Besluit rijksbijdragen bijstands- en bestrijdingskosten
Besluit rijksbijdragen bijstands- en bestrijdingskosten
Opschrift
Aanhef
Wij Beatrix, bij de gratie Gods, Koningin der Nederlanden, Prinses van Oranje-Nassau, enz. enz. enz.

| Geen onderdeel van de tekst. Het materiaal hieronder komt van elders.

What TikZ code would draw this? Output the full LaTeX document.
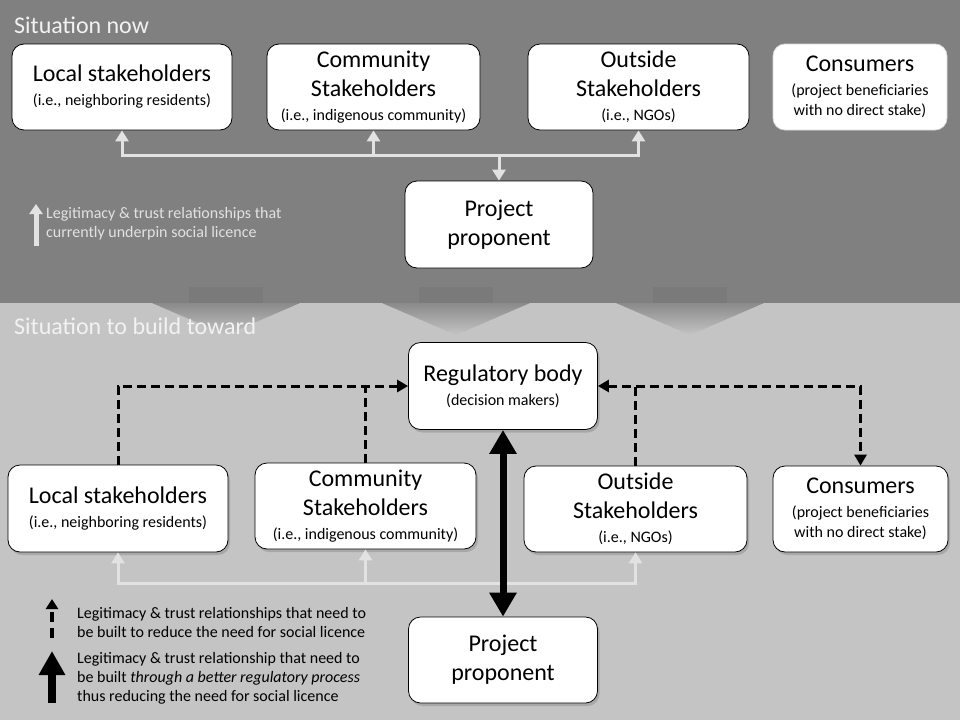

Op de voordracht van de Staatssecretaris van Binnenlandse Zaken en Koninkrijksrelaties van 27 november 2001, nr. EB2001/97219;
Gelet op artikel 11, tweede lid, van de Brandweerwet 1985 en artikel 25, derde lid, van de Wet rampen en zware ongevallen;
De Raad van State gehoord (advies van 8 januari 2002, nr. W04/01.0637/I);
Gezien het nader rapport van de Staatssecretaris van Binnenlandse Zaken en Koninkrijksrelaties van 16 januari 2002, nr. EB2002/51992;
Hebben goedgevonden en verstaan:
§ 1. Begripsbepalingen
Artikel 1
In dit besluit wordt verstaan onder:
Onze Minister: Onze Minister van Binnenlandse Zaken en Koninkrijksrelaties;
bijstand: bijstand door een veiligheidsregio als bedoeld in artikel 51, eerste lid, van de Wet veiligheidsregio’s;
kosten: de kosten voor bijstand of de bestrijding van een ramp die niet in de begroting van het jaar waarin de ramp heeft plaatsgevonden hadden kunnen worden voorzien;
overeenkomsten: de op 14 november 1984 te Den Haag tot stand gekomen Overeenkomst tussen het Koninkrijk der Nederlanden en het Koninkrijk België inzake wederzijdse bijstandsverlening bij het bestrijden van rampen en ongevallen (Trb. 1984, nr. 155) en de op 7 juni 1988 te Bonn tot stand gekomen Overeenkomst tussen het Koninkrijk der Nederlanden en de Bondsrepubliek Duitsland inzake wederzijdse bijstandsverlening bij het bestrijden van rampen, zware ongevallen daaronder begrepen (Trb. 1988, nr. 95).